[START OF Source data]
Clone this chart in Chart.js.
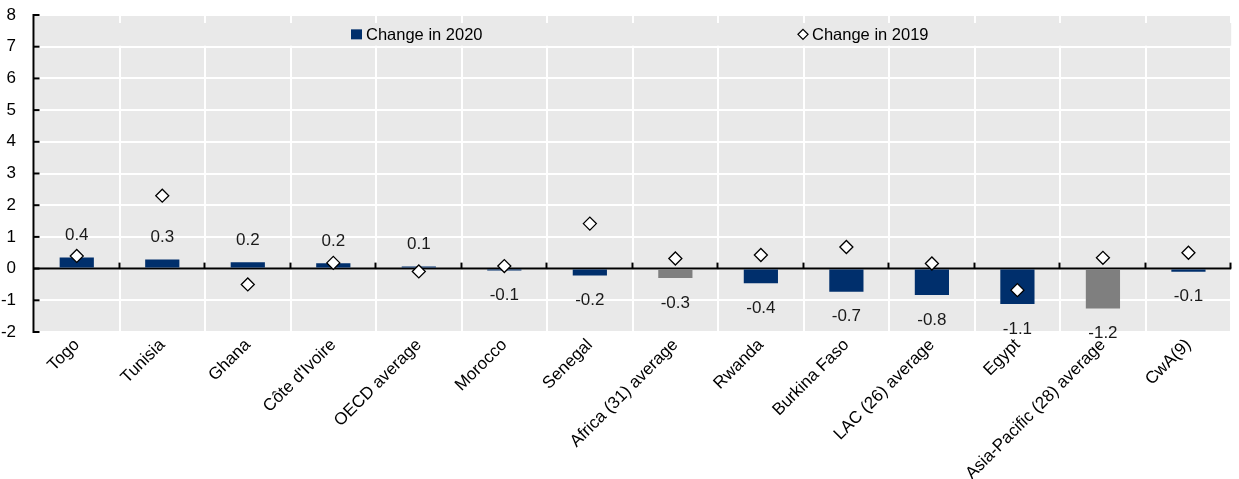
<!DOCTYPE html>
<html>
<head>
<meta charset="utf-8">
<script src="https://cdn.jsdelivr.net/npm/chart.js@4/dist/chart.umd.min.js"></script>
<style>
  html, body { margin: 0; padding: 0; background: #fff; }
  #wrap { width: 1239px; height: 479px; }
</style>
</head>
<body>
<div id="wrap"><canvas id="chart"></canvas></div>
<script>
const categories = ['Togo', 'Tunisia', 'Ghana', "Côte d'Ivoire", 'OECD average', 'Morocco', 'Senegal',
  'Africa (31) average', 'Rwanda', 'Burkina Faso', 'LAC (26) average', 'Egypt',
  'Asia-Pacific (28) average', 'CwA(9)'];
const change2020 = [0.35, 0.29, 0.2, 0.17, 0.07, -0.06, -0.22, -0.3, -0.46, -0.73, -0.83, -1.12, -1.26, -0.1];
const labels2020 = ['0.4', '0.3', '0.2', '0.2', '0.1', '-0.1', '-0.2', '-0.3', '-0.4', '-0.7', '-0.8', '-1.1', '-1.2', '-0.1'];
const change2019 = [0.4, 2.3, -0.5, 0.18, -0.09, 0.08, 1.42, 0.32, 0.43, 0.68, 0.16, -0.68, 0.34, 0.5];
const yMin = -2, yMax = 8;
const greyBars = ['Africa (31) average', 'Asia-Pacific (28) average'];

const navy = '#002F6C';
const grey = '#7F7F7F';
const fontFam = "'Liberation Sans', Arial, sans-serif";
Chart.defaults.font.family = fontFam;
Chart.defaults.color = '#000';

const decor = {
  id: 'decor',
  beforeDraw(chart) {
    const { ctx, chartArea: a } = chart;
    ctx.save();
    ctx.fillStyle = '#E9E9E9';
    ctx.fillRect(a.left, a.top, a.right - a.left, a.bottom - a.top);
    ctx.restore();
  },
  beforeDatasetsDraw(chart) {
    const { ctx, chartArea: a, scales: { x, y } } = chart;
    ctx.save();
    // legend band sits inside the plot, between 7 and 8
    const bandTop = y.getPixelForValue(yMax) + 8;
    const bandBot = y.getPixelForValue(yMax - 1) - 1;
    ctx.fillStyle = '#E9E9E9';
    ctx.fillRect(a.left + 1, bandTop, a.right - a.left - 1, bandBot - bandTop);
    const ly = (bandTop + bandBot) / 2;
    ctx.fillStyle = navy;
    ctx.fillRect(351, ly - 5, 11, 10);
    ctx.font = '16.5px ' + fontFam;
    ctx.fillStyle = '#000';
    ctx.textBaseline = 'middle';
    ctx.fillText('Change in 2020', 366, ly + 1);
    ctx.beginPath();
    ctx.moveTo(803, ly - 5); ctx.lineTo(808, ly); ctx.lineTo(803, ly + 5); ctx.lineTo(798, ly); ctx.closePath();
    ctx.fillStyle = '#fff'; ctx.fill();
    ctx.strokeStyle = '#000'; ctx.lineWidth = 1.3; ctx.stroke();
    ctx.fillStyle = '#000';
    ctx.fillText('Change in 2019', 812, ly + 1);

    // zero line
    const y0 = y.getPixelForValue(0);
    ctx.strokeStyle = '#000';
    ctx.lineWidth = 2;
    ctx.beginPath(); ctx.moveTo(a.left, y0); ctx.lineTo(a.right, y0); ctx.stroke();
    // category ticks on zero line
    const step = (a.right - a.left) / categories.length;
    for (let i = 1; i <= categories.length; i++) {
      const px = Math.round(a.left + i * step) - 0.5;
      ctx.beginPath(); ctx.moveTo(px, y0 - 6); ctx.lineTo(px, y0); ctx.stroke();
    }
    // left axis with inward ticks
    const lx = a.left - 0.5;
    ctx.beginPath(); ctx.moveTo(lx, y.getPixelForValue(yMax) - 1); ctx.lineTo(lx, y.getPixelForValue(yMin) + 1); ctx.stroke();
    for (let v = yMin; v <= yMax; v++) {
      const py = y.getPixelForValue(v);
      ctx.beginPath(); ctx.moveTo(lx, py); ctx.lineTo(lx + 6, py); ctx.stroke();
    }
    ctx.restore();
  },
  afterDraw(chart) {
    const { ctx } = chart;
    const meta = chart.getDatasetMeta(0);
    ctx.save();
    ctx.font = '17px ' + fontFam;
    ctx.fillStyle = '#1a1a1a';
    ctx.textAlign = 'center';
    ctx.textBaseline = 'middle';
    meta.data.forEach((bar, i) => {
      const v = change2020[i];
      const py = v >= 0 ? bar.y - 22 : bar.y + 25;
      ctx.fillText(labels2020[i], bar.x, py);
    });
    ctx.restore();
  }
};

new Chart(document.getElementById('chart'), {
  type: 'bar',
  data: {
    labels: categories,
    datasets: [{
      label: 'Change in 2020',
      data: change2020,
      backgroundColor: categories.map(c => greyBars.includes(c) ? grey : navy),
      barPercentage: 0.4,
      categoryPercentage: 1,
      order: 2
    }, {
      type: 'line',
      label: 'Change in 2019',
      data: change2019,
      showLine: false,
      pointStyle: 'rectRot',
      pointRadius: 6.5,
      pointBackgroundColor: '#fff',
      pointBorderColor: '#000',
      pointBorderWidth: 1.3,
      order: 1
    }]
  },
  options: {
    responsive: true,
    maintainAspectRatio: false,
    animation: false,
    layout: { padding: { top: 15, right: 4, left: 0, bottom: 0 } },
    plugins: {
      legend: { display: false },
      tooltip: { enabled: false }
    },
    scales: {
      x: {
        grid: { color: '#fff', lineWidth: 2, drawTicks: false },
        border: { display: false },
        ticks: {
          font: { size: 17 },
          color: '#000',
          minRotation: 45,
          maxRotation: 45,
          padding: 3,
          autoSkip: false
        },
        afterFit(scale) {
          scale.height = 147;
          scale.paddingTop = 0; scale.paddingBottom = 0;
        }
      },
      y: {
        min: yMin,
        max: yMax,
        grid: { color: '#fff', lineWidth: 2, drawTicks: false },
        border: { display: false },
        ticks: {
          stepSize: 1,
          font: { size: 17 },
          color: '#000',
          padding: 18
        },
        afterFit(scale) {
          scale.width = 34;
          scale.paddingTop = 0; scale.paddingBottom = 0;
        }
      }
    }
  },
  plugins: [decor]
});
</script>
</body>
</html>
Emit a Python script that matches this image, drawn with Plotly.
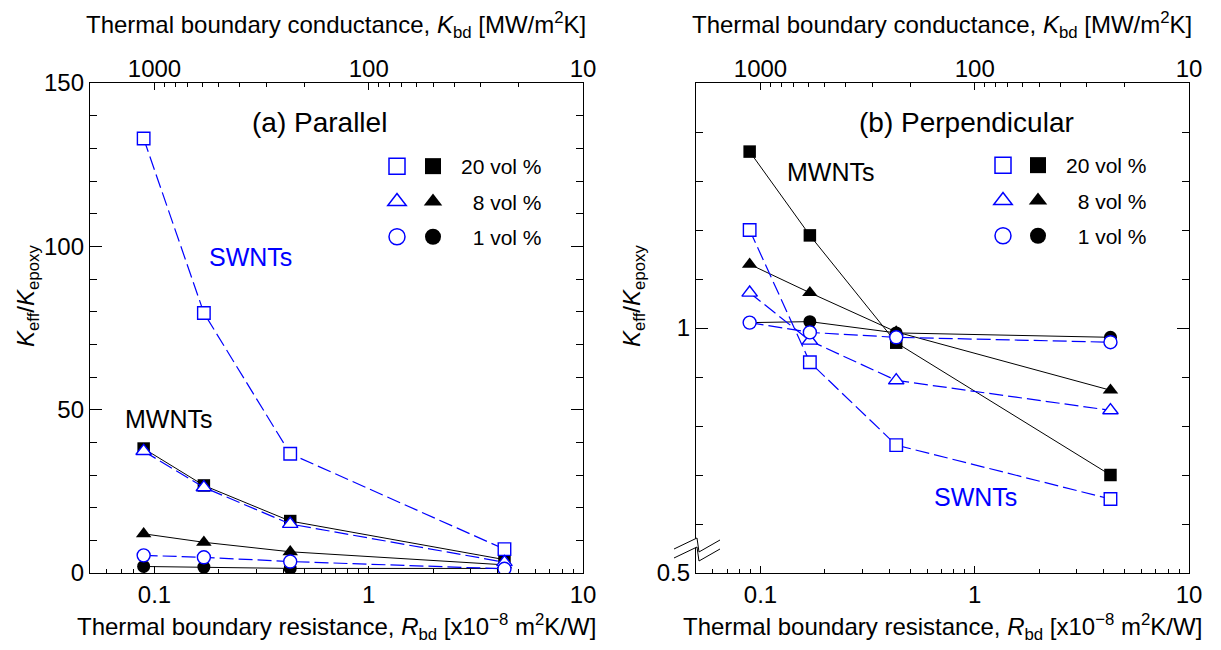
[END OF Source data]
### Instructions to follow
Each line of the data is to be duplicated exactly; pictures stay out of the copy.

### Full solution
Clone this chart in Chart.js.
<!DOCTYPE html>
<html>
<head>
<meta charset="utf-8">
<script src="https://cdn.jsdelivr.net/npm/chart.js@4/dist/chart.umd.min.js"></script>
<style>
  html, body { margin: 0; padding: 0; background: #fff; }
  #wrap { width: 1239px; height: 479px; }
</style>
</head>
<body>
<div id="wrap"><canvas id="chart"></canvas></div>
<script>
const categories = ['Togo', 'Tunisia', 'Ghana', "Côte d'Ivoire", 'OECD average', 'Morocco', 'Senegal',
  'Africa (31) average', 'Rwanda', 'Burkina Faso', 'LAC (26) average', 'Egypt',
  'Asia-Pacific (28) average', 'CwA(9)'];
const change2020 = [0.35, 0.29, 0.2, 0.17, 0.07, -0.06, -0.22, -0.3, -0.46, -0.73, -0.83, -1.12, -1.26, -0.1];
const labels2020 = ['0.4', '0.3', '0.2', '0.2', '0.1', '-0.1', '-0.2', '-0.3', '-0.4', '-0.7', '-0.8', '-1.1', '-1.2', '-0.1'];
const change2019 = [0.4, 2.3, -0.5, 0.18, -0.09, 0.08, 1.42, 0.32, 0.43, 0.68, 0.16, -0.68, 0.34, 0.5];
const yMin = -2, yMax = 8;
const greyBars = ['Africa (31) average', 'Asia-Pacific (28) average'];

const navy = '#002F6C';
const grey = '#7F7F7F';
const fontFam = "'Liberation Sans', Arial, sans-serif";
Chart.defaults.font.family = fontFam;
Chart.defaults.color = '#000';

const decor = {
  id: 'decor',
  beforeDraw(chart) {
    const { ctx, chartArea: a } = chart;
    ctx.save();
    ctx.fillStyle = '#E9E9E9';
    ctx.fillRect(a.left, a.top, a.right - a.left, a.bottom - a.top);
    ctx.restore();
  },
  beforeDatasetsDraw(chart) {
    const { ctx, chartArea: a, scales: { x, y } } = chart;
    ctx.save();
    // legend band sits inside the plot, between 7 and 8
    const bandTop = y.getPixelForValue(yMax) + 8;
    const bandBot = y.getPixelForValue(yMax - 1) - 1;
    ctx.fillStyle = '#E9E9E9';
    ctx.fillRect(a.left + 1, bandTop, a.right - a.left - 1, bandBot - bandTop);
    const ly = (bandTop + bandBot) / 2;
    ctx.fillStyle = navy;
    ctx.fillRect(351, ly - 5, 11, 10);
    ctx.font = '16.5px ' + fontFam;
    ctx.fillStyle = '#000';
    ctx.textBaseline = 'middle';
    ctx.fillText('Change in 2020', 366, ly + 1);
    ctx.beginPath();
    ctx.moveTo(803, ly - 5); ctx.lineTo(808, ly); ctx.lineTo(803, ly + 5); ctx.lineTo(798, ly); ctx.closePath();
    ctx.fillStyle = '#fff'; ctx.fill();
    ctx.strokeStyle = '#000'; ctx.lineWidth = 1.3; ctx.stroke();
    ctx.fillStyle = '#000';
    ctx.fillText('Change in 2019', 812, ly + 1);

    // zero line
    const y0 = y.getPixelForValue(0);
    ctx.strokeStyle = '#000';
    ctx.lineWidth = 2;
    ctx.beginPath(); ctx.moveTo(a.left, y0); ctx.lineTo(a.right, y0); ctx.stroke();
    // category ticks on zero line
    const step = (a.right - a.left) / categories.length;
    for (let i = 1; i <= categories.length; i++) {
      const px = Math.round(a.left + i * step) - 0.5;
      ctx.beginPath(); ctx.moveTo(px, y0 - 6); ctx.lineTo(px, y0); ctx.stroke();
    }
    // left axis with inward ticks
    const lx = a.left - 0.5;
    ctx.beginPath(); ctx.moveTo(lx, y.getPixelForValue(yMax) - 1); ctx.lineTo(lx, y.getPixelForValue(yMin) + 1); ctx.stroke();
    for (let v = yMin; v <= yMax; v++) {
      const py = y.getPixelForValue(v);
      ctx.beginPath(); ctx.moveTo(lx, py); ctx.lineTo(lx + 6, py); ctx.stroke();
    }
    ctx.restore();
  },
  afterDraw(chart) {
    const { ctx } = chart;
    const meta = chart.getDatasetMeta(0);
    ctx.save();
    ctx.font = '17px ' + fontFam;
    ctx.fillStyle = '#1a1a1a';
    ctx.textAlign = 'center';
    ctx.textBaseline = 'middle';
    meta.data.forEach((bar, i) => {
      const v = change2020[i];
      const py = v >= 0 ? bar.y - 22 : bar.y + 25;
      ctx.fillText(labels2020[i], bar.x, py);
    });
    ctx.restore();
  }
};

new Chart(document.getElementById('chart'), {
  type: 'bar',
  data: {
    labels: categories,
    datasets: [{
      label: 'Change in 2020',
      data: change2020,
      backgroundColor: categories.map(c => greyBars.includes(c) ? grey : navy),
      barPercentage: 0.4,
      categoryPercentage: 1,
      order: 2
    }, {
      type: 'line',
      label: 'Change in 2019',
      data: change2019,
      showLine: false,
      pointStyle: 'rectRot',
      pointRadius: 6.5,
      pointBackgroundColor: '#fff',
      pointBorderColor: '#000',
      pointBorderWidth: 1.3,
      order: 1
    }]
  },
  options: {
    responsive: true,
    maintainAspectRatio: false,
    animation: false,
    layout: { padding: { top: 15, right: 4, left: 0, bottom: 0 } },
    plugins: {
      legend: { display: false },
      tooltip: { enabled: false }
    },
    scales: {
      x: {
        grid: { color: '#fff', lineWidth: 2, drawTicks: false },
        border: { display: false },
        ticks: {
          font: { size: 17 },
          color: '#000',
          minRotation: 45,
          maxRotation: 45,
          padding: 3,
          autoSkip: false
        },
        afterFit(scale) {
          scale.height = 147;
          scale.paddingTop = 0; scale.paddingBottom = 0;
        }
      },
      y: {
        min: yMin,
        max: yMax,
        grid: { color: '#fff', lineWidth: 2, drawTicks: false },
        border: { display: false },
        ticks: {
          stepSize: 1,
          font: { size: 17 },
          color: '#000',
          padding: 18
        },
        afterFit(scale) {
          scale.width = 34;
          scale.paddingTop = 0; scale.paddingBottom = 0;
        }
      }
    }
  },
  plugins: [decor]
});
</script>
</body>
</html>
Emit a Python script that matches this image, drawn with Plotly.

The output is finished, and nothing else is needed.